Os partidos à esquerda, com exceção do PCP, fizeram as suas intervenções, menorizando o 25 de novembro e recordando o 25 de Abril e dois oradores deixaram cravos vermelhos no púlpito, que o líder parlamentar do CDS ocultou, o presidente do partido Chega retirou, porque prefere rosas brancas, mas que o orador do PSD repôs.
As intervenções espelharam a clivagem das diversas bancadas, relativamente à relevância fundante do 25 de Abril e relevância ou não do 25 de novembro. E continua a ser truculenta a intervenção do partido que se diz antissistema, anticorrupção, antitudo.
O chefe de Estado que tem, nestas ocasiões, primado por intervenções de fundo, desta vez, tentou congraçar as divergências, a meu ver, de forma menos conseguida, mas salvando-se o seu apelo à moderação e à união, em torno do desígnio do país e do seu futuro.
Por sua vez, os comentadores e os políticos tentam distrair-nos e tapar o Sol com a peneira, através de chavões do género: “ninguém é dono do 25 de Abril”; ninguém é dono do 25 de novembro”; “não há vencedores, nem vencidos, quem venceu foi o povo”.    
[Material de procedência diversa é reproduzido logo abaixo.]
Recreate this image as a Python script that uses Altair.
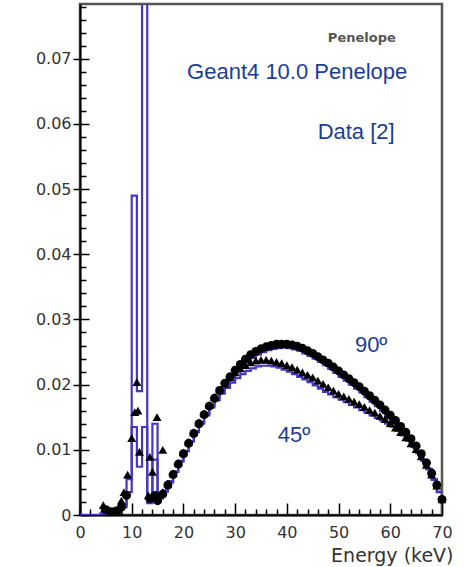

É óbvio que o grande beneficiário da liberdade e da democracia é o povo. Porém, os acontecimentos históricos têm autores, fautores e agentes. E o 25 de Abril teve-os. Uns são conhecidos, outros não o são. Alguns não foram protagonistas no dia da revolução, porque foram dispersos pelo regime. Uns são heróis, outros cumpriram missões que lhes foram destinadas. Uns e outros merecem ser lembrados e homenageados. Nem os seus erros futuros os devem apagar da memória coletiva. E não devem ser inventados heróis, segundo os gostos e as conveniências.
Também o 25 de novembro teve os seus autores, fautores e agentes. Não é lícito endeusar uns e esquecer outros. Nem é legítimo dizer que foi a direita atual que venceu ou que a esquerda foi derrotada. Por certo, nem a direita de então obteve quanto quis (pelos vistos, pretendia a ilegalizar o PCP, perturbar a independência das colónias, nomeadamente, a de Angola e impor um regime autoritário), nem a esquerda radical recebeu o 25 de novembro com agrado. Porém, não foi derrotada. Assim, o Grupo dos Nove, com os militares que o acompanharam, garantiu a moderação, o equilíbrio institucional e a estabilidade de que o país carecia.  
Por último, deve comemorar-se o 25 de novembro? Sim: em paradas militares, com exposições, com estudos, mas não na AR, porque as versões são demasiado díspares, apropriadoras e não consolidadas. Deve celebrar-se o 25 de Abril? Sempre e de todos os modos. Com efeito, é a data fundadora de todas as outras. Não era possível o 28 de setembro, o 11 de março, o 19 de julho, o 5 de setembro, o 19 de setembro e o 25 de novembro, sem o 25 de Abril (grafo-o em maiúscula), como data fundadora, protagonizada por militares e acolhida, saboreada e multiplicada pelo povo.      
Portanto, 25 de Abril, sempre; e 25 de novembro e outras datas, quanto necessário.